EDWARDS: First of all, I think the date has now been embraced by the United Nations. The key to this is that there be legitimacy. There will not be legitimacy as long as this to the Iraqis has the stamp, "Made in America." This has to be changed.

And in order for it to be changed, the United Nations has to be involved in setting up this provisional government. That way, it'll be more acceptable to the Iraq people, more acceptable to the rest of the world.

KIRTZMAN: Senator Edwards...

EDWARDS: And the administration, by the way, the Bush administration, is completely responsible for us being in this place. They have squandered our credibility around the world, which is why we're in this place.

RATHER: Just before you answer, let me remind people who may have just turned in, we have just passed the halfway mark. We're roughly 33 and a half minutes into an hour program with the four remaining contenders to the Democratic presidential nomination.

Now, Congressman, the question is whether you think that date should be postponed.

KUCINICH: Well, I'd say that the date is not as significant as the fact that the United States wants to maintain control over the oil assets of Iraq, wants to privatize Iraq, run the contracts in Iraq and continue an occupation of Iraq. 

See, that's the key issue. Because you have 130,000 troops there. You have all kinds of families who are wondering when are my sons and daughters, mothers and fathers going to come home. 

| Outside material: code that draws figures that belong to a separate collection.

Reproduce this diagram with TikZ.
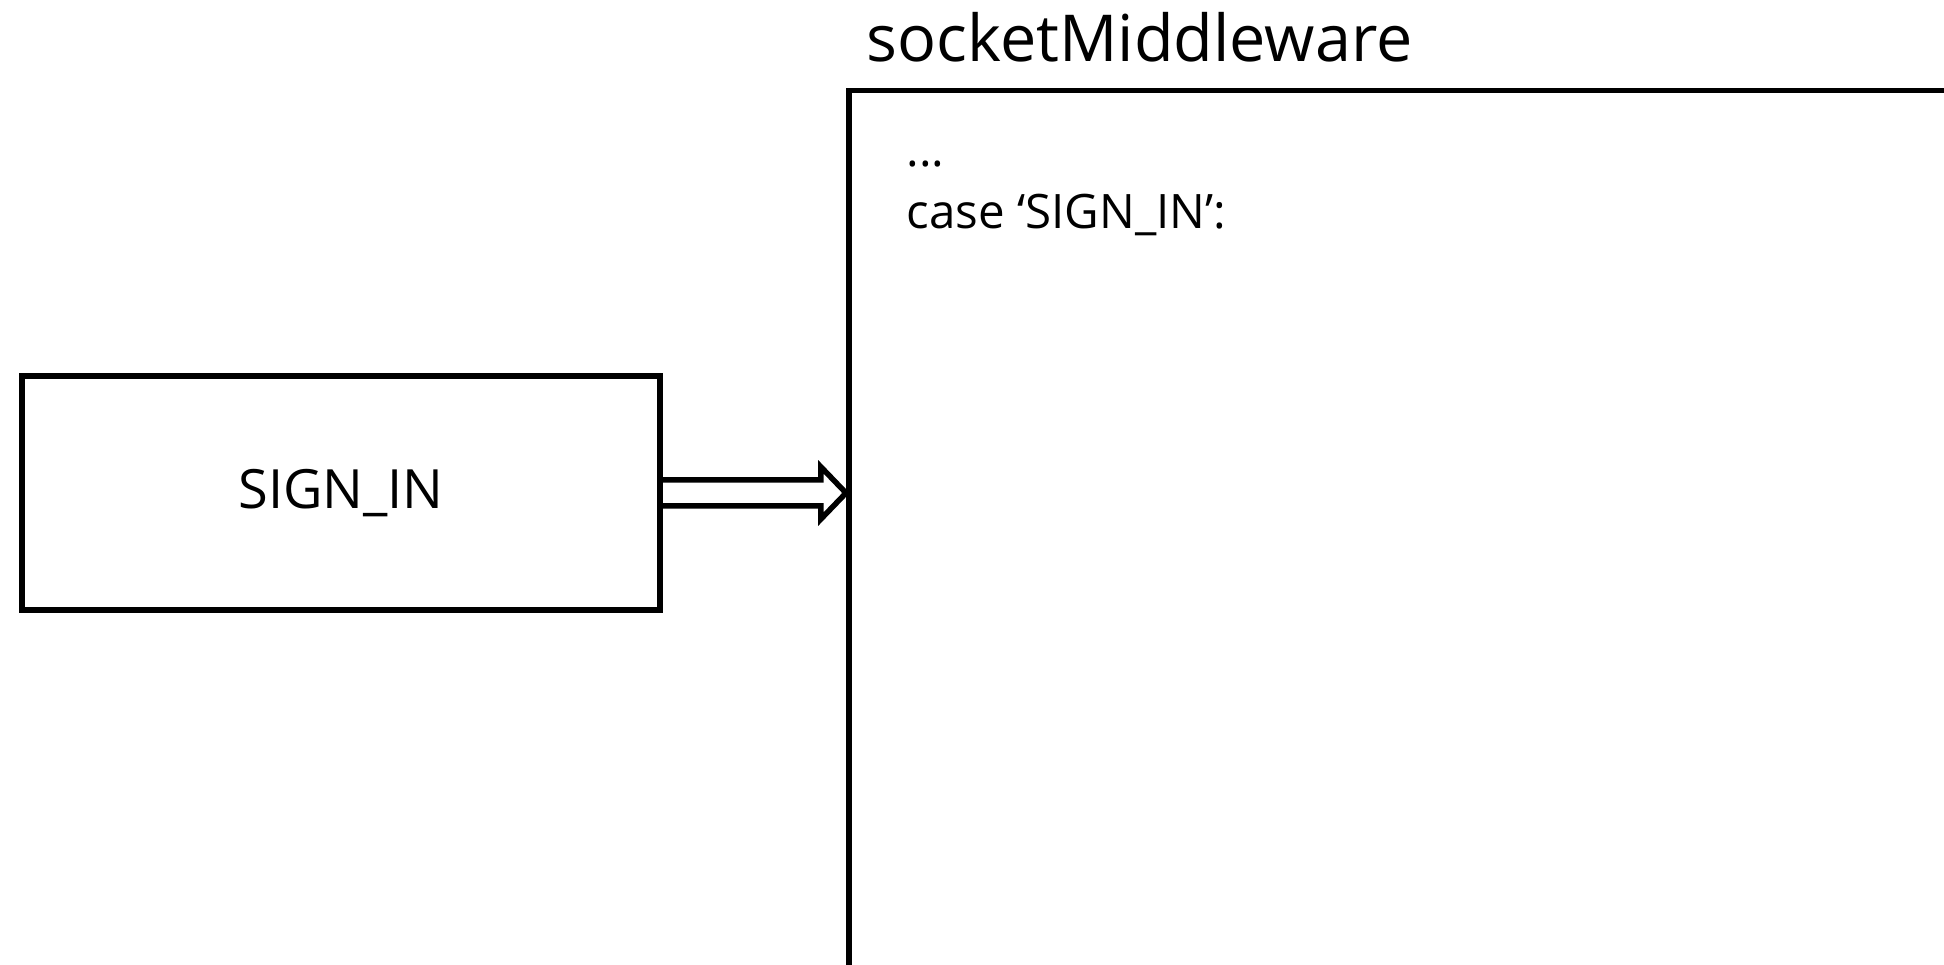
\documentclass[tikz,border=0pt]{standalone}
\usepackage{fontspec}
\setmainfont{Open Sans}
\usetikzlibrary{positioning,calc}

\tikzset{
  box/.style={draw, line width=0.055cm, inner sep=0pt},
  codetext/.style={anchor=base west, inner sep=0pt, font=\fontsize{13.5}{17}\selectfont},
  blockarrow/.style={line width=0.055cm, line join=miter, to path={let \p1=(\tikztostart), \p2=(\tikztotarget) in
    (\x1,\y1+0.13cm) -- (\x2-0.25cm,\y1+0.13cm) -- (\x2-0.25cm,\y1+0.26cm) -- (\x2,\y1)
    -- (\x2-0.25cm,\y1-0.26cm) -- (\x2-0.25cm,\y1-0.13cm) -- (\x1,\y1-0.13cm)}}
}

\begin{document}
\begin{tikzpicture}[x=0.01cm,y=-0.01cm]
  \useasboundingbox (0,0) rectangle (1944,965);

  % action box
  \node[box, minimum width=6.38cm, minimum height=2.34cm, font=\fontsize{15.4}{19}\selectfont] (sign) at (341,493) {SIGN\_IN};

  % middleware box (runs off the page)
  \node[box, anchor=north west, minimum width=12cm, minimum height=10cm] (mw) at (846,88) {};
  \node[anchor=base west, inner sep=0pt, font=\fontsize{18.4}{22}\selectfont] (title) at (866,62) {socketMiddleware};
  \node[codetext] (dots) at (906,167) {...};
  \node[codetext] (case) at (906,229) {case ‘SIGN\_IN’:};

  \draw[blockarrow] (sign.east) to (mw.west |- sign.east);
\end{tikzpicture}
\end{document}
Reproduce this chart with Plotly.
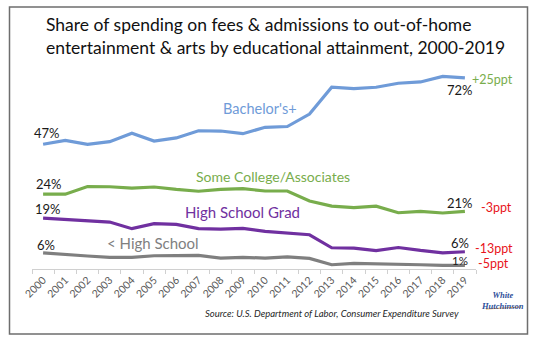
import plotly.graph_objects as go

years = list(range(2000, 2020))
bachelors = [47.0, 48.5, 47.0, 48.0, 51.2, 48.2, 49.4, 52.1, 52.0, 51.0,
             53.4, 53.7, 58.4, 68.5, 68.0, 68.5, 70.0, 70.5, 72.6, 72.0]
some_college = [28.2, 28.2, 31.1, 31.0, 30.5, 30.9, 30.0, 29.3, 30.0, 30.3,
                29.4, 29.4, 25.6, 23.7, 23.1, 23.7, 21.2, 21.7, 21.1, 21.7]
hs_grad = [19.2, 18.8, 18.4, 17.7, 15.2, 17.1, 16.8, 15.2, 15.0, 15.3,
           14.2, 13.7, 12.9, 8.0, 7.9, 6.9, 8.1, 7.0, 6.1, 6.5]
less_hs = [6.1, 5.4, 4.9, 4.4, 4.4, 5.0, 5.1, 5.1, 4.1, 4.4,
           4.1, 4.6, 4.0, 1.6, 2.1, 2.0, 1.8, 1.6, 1.4, 1.4]

series_names = ["Bachelor's+", "Some College/Associates", "High School Grad", "< High School"]
colors = ["#6f9bd8", "#78ad4c", "#7030a0", "#7f7f7f"]
start_labels = ["47%", "24%", "19%", "6%"]
end_labels = ["72%", "21%", "6%", "1%"]
change_labels = ["+25ppt", "-3ppt", "-13ppt", "-5ppt"]
change_colors = ["#78ad4c", "#e8141b", "#e8141b", "#e8141b"]

FONT = "Lato"
W, H = 540, 338
ML, MR, MT, MB = 32, 64, 70, 69


def px(x):
    return (x - ML) / (W - ML - MR)


def py(y):
    return (H - MB - y) / (H - MT - MB)


fig = go.Figure()
data = [bachelors, some_college, hs_grad, less_hs]
for name, vals, col in zip(series_names, data, colors):
    fig.add_trace(go.Scatter(x=years, y=vals, mode="lines", name=name,
                             line=dict(color=col, width=3.2), hoverinfo="skip"))

ann = []
start_shift = [(4, 11), (6, 10), (5, 9), (3, 8)]
end_shift = [(-5, -12), (-5, 8), (-5, 9), (-5, 5)]
end_sizes = [13, 13, 13, 11.5]
for vals, sl, el, ss, es, sz in zip(data, start_labels, end_labels, start_shift, end_shift, end_sizes):
    ann.append(dict(x=years[0], y=vals[0], xref="x", yref="y", text=sl, showarrow=False,
                    xshift=ss[0], yshift=ss[1], font=dict(family=FONT, size=13, color="#1a1a1a")))
    ann.append(dict(x=years[-1], y=vals[-1], xref="x", yref="y", text=el, showarrow=False,
                    xshift=es[0], yshift=es[1], font=dict(family=FONT, size=sz, color="#1a1a1a")))

change_pos = [(470, 79), (479, 207), (473, 248), (476, 263)]
for t, c, (x, y) in zip(change_labels, change_colors, change_pos):
    ann.append(dict(x=px(x), y=py(y), xref="paper", yref="paper", text=t, showarrow=False,
                    xanchor="left", yanchor="middle", font=dict(family=FONT, size=12.5, color=c)))

name_pos = [(260, 108, 14.5), (273, 176, 14), (242, 212, 15), (153, 243, 15)]
for n, col, (x, y, s) in zip(series_names, colors, name_pos):
    ann.append(dict(x=px(x), y=py(y), xref="paper", yref="paper", text=n, showarrow=False,
                    xanchor="center", yanchor="middle", font=dict(family=FONT, size=s, color=col)))

ann.append(dict(x=px(44), y=py(12), xref="paper", yref="paper",
                text="Share of spending on fees & admissions to out-of-home<br>entertainment & arts by educational attainment, 2000-2019",
                showarrow=False, xanchor="left", yanchor="top", align="left",
                font=dict(family=FONT, size=17.5, color="#111111")))
ann.append(dict(x=px(461), y=py(313), xref="paper", yref="paper",
                text="<i>Source: U.S. Department of Labor, Consumer Expenditure Survey</i>",
                showarrow=False, xanchor="right", yanchor="middle",
                font=dict(family=FONT, size=9.5, color="#262626")))
ann.append(dict(x=px(503), y=py(300), xref="paper", yref="paper",
                text="<b><i>White<br>Hutchinson</i></b>", showarrow=False,
                xanchor="center", yanchor="middle", align="center",
                font=dict(family="Liberation Serif", size=8.5, color="#2e4f9a")))

shapes = [
    dict(type="rect", xref="paper", yref="paper", x0=px(9.5), x1=px(527.5), y0=py(334), y1=py(7),
         line=dict(color="#6e6e6e", width=1.5), fillcolor="rgba(0,0,0,0)", layer="below"),
    dict(type="line", xref="paper", yref="paper", x0=px(486), x1=px(521), y0=py(309), y1=py(307),
         line=dict(color="#e8a34a", width=1)),
]

fig.update_layout(
    width=W, height=H, margin=dict(l=ML, r=MR, t=MT, b=MB),
    paper_bgcolor="white", plot_bgcolor="white", showlegend=False,
    annotations=ann, shapes=shapes,
    xaxis=dict(range=[1999.5, 2019.5], tickmode="array", tickvals=years,
               ticktext=[str(y) for y in years], ticks="",
               showline=True, linecolor="#d0d0d0", linewidth=1,
               showgrid=False, zeroline=False, tickangle=-45,
               tickfont=dict(family=FONT, size=10.5, color="#595959"),
               minor=dict(tickmode="array", tickvals=[y - 0.5 for y in years] + [2019.5],
                          ticks="outside", ticklen=4, tickcolor="#d0d0d0", showgrid=False)),
    yaxis=dict(range=[0, 75], visible=False, showgrid=False, zeroline=False),
)

fig.write_html("out.html")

And you know what? I've been the only one up here to, throughout this whole campaign, talk about a specific plan for withdrawal. We have to find a way to bring U.N. peacekeepers in and to bring our troops home.

And that's what we ought to be talking about here. I mean, it would be good to hear from Senator Kerry, who the other day said that there's a right way and wrong way to do it, and that we're in there for the long haul -- it'd be good for you to tell the American people what are you going to do with those other 40,000 troops you say you're going to bring in the first 100 days? 

And also, are you going to have a draft? Are you going to get us out of Iraq, or are you going to be the Democratic version of the Republican war that you voted for?

KERRY: No, I'm not going to have a draft. Yes, I will get us out of Iraq.

KUCINICH: How?

KERRY: None of those troops are going to Iraq that I've talked about, that 40,000.

That is a reflection of the fact that our military is extraordinarily overextended. Our Guards and Reserves have been turned into almost active duty. When we bring the rotation of these four divisions back, over the course of the spring, we'll only have two divisions actively prepared to do what we need to do in our country.

KUCINICH: How are we going to get another 40,000 troops, John?

KERRY: Dennis, I laid out -- I think I was the first United States senator to stand up and lay out a very specific plan for how you approach the rest of the world and bring them to the table with respect to Iraq.